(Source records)
= = = = =
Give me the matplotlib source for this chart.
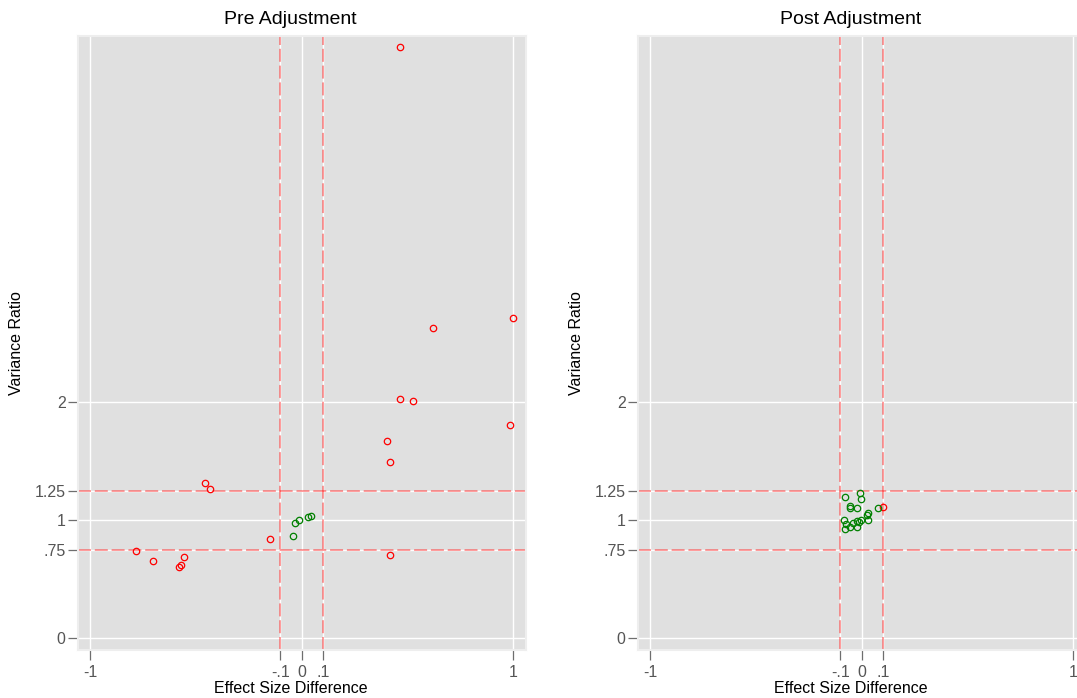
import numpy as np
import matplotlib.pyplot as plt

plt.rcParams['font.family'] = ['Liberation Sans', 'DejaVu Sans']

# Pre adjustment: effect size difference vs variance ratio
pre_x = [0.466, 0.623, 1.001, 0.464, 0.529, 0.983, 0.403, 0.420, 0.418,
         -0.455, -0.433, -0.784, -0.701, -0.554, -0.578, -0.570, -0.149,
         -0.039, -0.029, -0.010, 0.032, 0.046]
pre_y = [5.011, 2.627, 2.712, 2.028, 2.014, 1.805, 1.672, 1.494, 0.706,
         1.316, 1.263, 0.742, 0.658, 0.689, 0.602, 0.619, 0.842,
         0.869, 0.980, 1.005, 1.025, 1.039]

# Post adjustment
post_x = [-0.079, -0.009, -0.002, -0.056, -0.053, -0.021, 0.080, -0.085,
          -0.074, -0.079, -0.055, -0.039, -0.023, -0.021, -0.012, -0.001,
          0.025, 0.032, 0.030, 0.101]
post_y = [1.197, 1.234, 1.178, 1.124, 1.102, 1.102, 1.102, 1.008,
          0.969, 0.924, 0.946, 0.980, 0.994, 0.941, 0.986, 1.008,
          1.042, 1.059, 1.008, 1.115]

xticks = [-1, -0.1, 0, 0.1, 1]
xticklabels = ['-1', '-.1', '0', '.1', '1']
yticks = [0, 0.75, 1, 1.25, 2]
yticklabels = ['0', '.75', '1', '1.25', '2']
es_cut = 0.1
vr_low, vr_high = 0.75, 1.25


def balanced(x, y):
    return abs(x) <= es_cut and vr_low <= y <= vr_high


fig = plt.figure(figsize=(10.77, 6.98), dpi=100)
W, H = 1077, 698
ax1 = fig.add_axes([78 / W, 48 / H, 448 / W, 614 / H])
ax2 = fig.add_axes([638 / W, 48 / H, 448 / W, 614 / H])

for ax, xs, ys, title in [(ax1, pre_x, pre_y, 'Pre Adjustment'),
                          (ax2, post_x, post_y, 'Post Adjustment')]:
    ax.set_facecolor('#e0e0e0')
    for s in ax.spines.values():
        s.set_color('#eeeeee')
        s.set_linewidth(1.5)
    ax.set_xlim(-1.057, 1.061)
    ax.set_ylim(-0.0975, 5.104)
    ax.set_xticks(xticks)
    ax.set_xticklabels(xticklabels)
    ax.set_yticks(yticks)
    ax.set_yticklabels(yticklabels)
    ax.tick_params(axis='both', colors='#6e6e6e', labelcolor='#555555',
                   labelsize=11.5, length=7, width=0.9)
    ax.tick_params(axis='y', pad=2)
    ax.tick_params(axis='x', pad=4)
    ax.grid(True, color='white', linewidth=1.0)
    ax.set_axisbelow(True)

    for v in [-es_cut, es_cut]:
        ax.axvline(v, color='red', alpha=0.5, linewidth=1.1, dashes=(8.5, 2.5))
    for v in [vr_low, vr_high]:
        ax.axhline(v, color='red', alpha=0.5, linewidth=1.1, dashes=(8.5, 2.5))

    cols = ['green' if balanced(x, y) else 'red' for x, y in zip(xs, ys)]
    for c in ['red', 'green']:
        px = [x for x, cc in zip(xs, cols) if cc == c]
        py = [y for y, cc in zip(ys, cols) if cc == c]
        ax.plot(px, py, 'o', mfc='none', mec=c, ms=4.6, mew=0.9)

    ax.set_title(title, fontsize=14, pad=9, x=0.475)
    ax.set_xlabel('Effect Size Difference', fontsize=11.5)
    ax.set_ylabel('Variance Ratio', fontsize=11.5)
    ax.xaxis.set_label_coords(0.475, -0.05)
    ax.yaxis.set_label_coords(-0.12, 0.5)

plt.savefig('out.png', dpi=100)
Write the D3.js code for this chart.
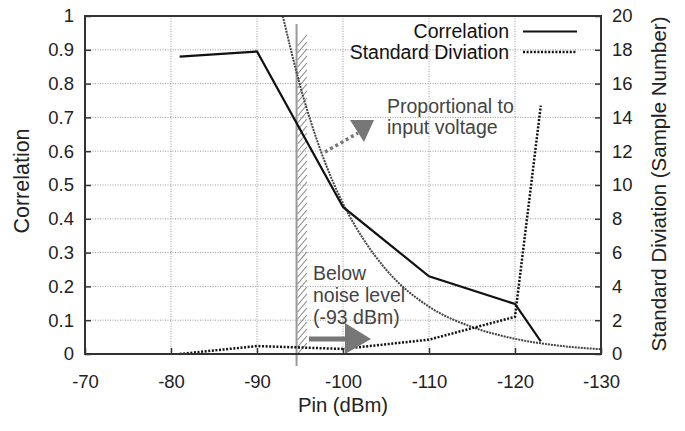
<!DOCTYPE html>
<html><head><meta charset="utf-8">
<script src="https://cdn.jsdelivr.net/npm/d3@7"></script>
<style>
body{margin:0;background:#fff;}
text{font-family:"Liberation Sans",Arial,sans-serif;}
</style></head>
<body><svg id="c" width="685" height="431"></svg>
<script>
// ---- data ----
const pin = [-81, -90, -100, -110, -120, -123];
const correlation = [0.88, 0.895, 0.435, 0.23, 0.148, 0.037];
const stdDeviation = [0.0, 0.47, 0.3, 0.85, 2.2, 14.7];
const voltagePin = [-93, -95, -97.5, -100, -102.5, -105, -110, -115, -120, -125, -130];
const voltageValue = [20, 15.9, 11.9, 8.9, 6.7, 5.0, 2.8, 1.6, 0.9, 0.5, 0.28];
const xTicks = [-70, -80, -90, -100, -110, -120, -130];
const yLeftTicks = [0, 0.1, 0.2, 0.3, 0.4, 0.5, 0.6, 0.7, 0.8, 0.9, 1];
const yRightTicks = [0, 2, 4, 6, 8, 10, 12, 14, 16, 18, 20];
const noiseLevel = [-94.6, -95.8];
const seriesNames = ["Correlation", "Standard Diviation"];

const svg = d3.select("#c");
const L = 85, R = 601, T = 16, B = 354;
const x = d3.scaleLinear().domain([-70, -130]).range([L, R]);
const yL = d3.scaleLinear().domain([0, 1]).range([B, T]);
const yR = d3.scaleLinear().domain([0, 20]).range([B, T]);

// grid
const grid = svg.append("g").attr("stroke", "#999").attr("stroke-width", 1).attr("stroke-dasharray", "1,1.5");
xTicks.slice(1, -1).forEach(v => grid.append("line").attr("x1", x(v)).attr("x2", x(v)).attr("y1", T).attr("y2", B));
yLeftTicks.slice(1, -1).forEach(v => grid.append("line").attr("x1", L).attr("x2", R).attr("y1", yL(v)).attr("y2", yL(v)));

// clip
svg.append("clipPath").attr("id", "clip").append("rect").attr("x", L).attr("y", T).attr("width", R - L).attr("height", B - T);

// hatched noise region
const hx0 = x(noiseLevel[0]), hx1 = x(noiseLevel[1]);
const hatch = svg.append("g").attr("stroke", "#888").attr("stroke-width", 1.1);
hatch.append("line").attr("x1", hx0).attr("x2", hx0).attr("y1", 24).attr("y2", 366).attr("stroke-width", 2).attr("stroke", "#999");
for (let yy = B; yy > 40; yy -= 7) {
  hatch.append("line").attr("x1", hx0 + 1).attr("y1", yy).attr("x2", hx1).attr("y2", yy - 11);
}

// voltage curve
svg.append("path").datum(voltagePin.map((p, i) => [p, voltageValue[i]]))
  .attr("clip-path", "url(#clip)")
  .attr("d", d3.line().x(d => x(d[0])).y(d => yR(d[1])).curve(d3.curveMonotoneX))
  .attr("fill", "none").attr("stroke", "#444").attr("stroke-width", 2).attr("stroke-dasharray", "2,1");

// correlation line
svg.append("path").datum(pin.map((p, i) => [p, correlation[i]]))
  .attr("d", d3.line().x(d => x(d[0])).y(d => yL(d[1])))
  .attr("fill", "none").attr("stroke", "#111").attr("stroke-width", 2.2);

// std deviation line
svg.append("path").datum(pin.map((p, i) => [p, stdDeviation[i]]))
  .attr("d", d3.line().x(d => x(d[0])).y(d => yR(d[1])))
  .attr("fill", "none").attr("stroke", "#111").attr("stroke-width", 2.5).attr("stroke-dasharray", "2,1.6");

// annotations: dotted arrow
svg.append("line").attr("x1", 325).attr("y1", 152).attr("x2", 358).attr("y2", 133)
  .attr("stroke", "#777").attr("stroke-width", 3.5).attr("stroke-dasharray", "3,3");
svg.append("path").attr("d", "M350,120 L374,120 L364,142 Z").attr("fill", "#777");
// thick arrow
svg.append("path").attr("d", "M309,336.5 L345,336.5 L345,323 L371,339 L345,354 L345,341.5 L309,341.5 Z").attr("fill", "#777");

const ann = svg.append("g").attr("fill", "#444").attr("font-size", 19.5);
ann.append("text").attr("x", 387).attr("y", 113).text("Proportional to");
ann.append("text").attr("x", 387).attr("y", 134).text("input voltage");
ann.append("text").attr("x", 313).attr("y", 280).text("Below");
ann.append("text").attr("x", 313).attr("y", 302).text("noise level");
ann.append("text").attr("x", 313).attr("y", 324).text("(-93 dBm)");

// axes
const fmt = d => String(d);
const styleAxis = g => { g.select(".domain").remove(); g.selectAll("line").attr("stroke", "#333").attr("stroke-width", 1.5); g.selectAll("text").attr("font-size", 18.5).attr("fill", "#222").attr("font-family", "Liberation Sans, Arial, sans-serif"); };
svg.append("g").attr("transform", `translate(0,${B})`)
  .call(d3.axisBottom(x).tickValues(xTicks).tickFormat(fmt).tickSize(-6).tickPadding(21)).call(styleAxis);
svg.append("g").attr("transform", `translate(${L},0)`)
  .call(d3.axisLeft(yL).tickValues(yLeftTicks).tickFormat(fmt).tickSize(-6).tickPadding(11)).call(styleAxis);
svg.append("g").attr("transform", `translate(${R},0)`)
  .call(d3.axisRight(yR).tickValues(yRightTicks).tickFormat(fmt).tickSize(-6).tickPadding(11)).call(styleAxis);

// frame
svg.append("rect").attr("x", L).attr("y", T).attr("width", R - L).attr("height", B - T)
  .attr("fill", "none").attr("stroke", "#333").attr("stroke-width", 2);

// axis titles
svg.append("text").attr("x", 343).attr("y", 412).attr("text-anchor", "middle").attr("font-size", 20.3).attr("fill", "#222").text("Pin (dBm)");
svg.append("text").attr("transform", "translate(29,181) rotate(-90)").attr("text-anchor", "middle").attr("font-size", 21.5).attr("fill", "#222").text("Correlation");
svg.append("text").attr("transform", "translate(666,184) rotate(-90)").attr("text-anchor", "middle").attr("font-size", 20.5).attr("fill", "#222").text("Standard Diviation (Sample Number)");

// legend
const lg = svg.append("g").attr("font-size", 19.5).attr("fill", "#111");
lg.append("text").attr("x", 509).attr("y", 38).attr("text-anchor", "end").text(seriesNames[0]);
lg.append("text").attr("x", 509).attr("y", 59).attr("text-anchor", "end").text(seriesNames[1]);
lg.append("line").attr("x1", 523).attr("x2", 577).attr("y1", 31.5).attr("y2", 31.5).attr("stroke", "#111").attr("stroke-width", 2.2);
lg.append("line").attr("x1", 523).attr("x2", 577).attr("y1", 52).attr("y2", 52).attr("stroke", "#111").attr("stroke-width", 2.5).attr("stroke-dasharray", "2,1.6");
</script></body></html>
= = = = =
▶ **STATED GOAL**
All lines from the start of the entries through the one with "plt.rcParams['font.family'] = ['Liberation" are to be output exactly; omit the pictures.

▶ **WRITTEN ANSWER**
Give me the matplotlib source for this chart.
import numpy as np
import matplotlib.pyplot as plt

plt.rcParams['font.family'] = ['Liberation Sans', 'DejaVu Sans']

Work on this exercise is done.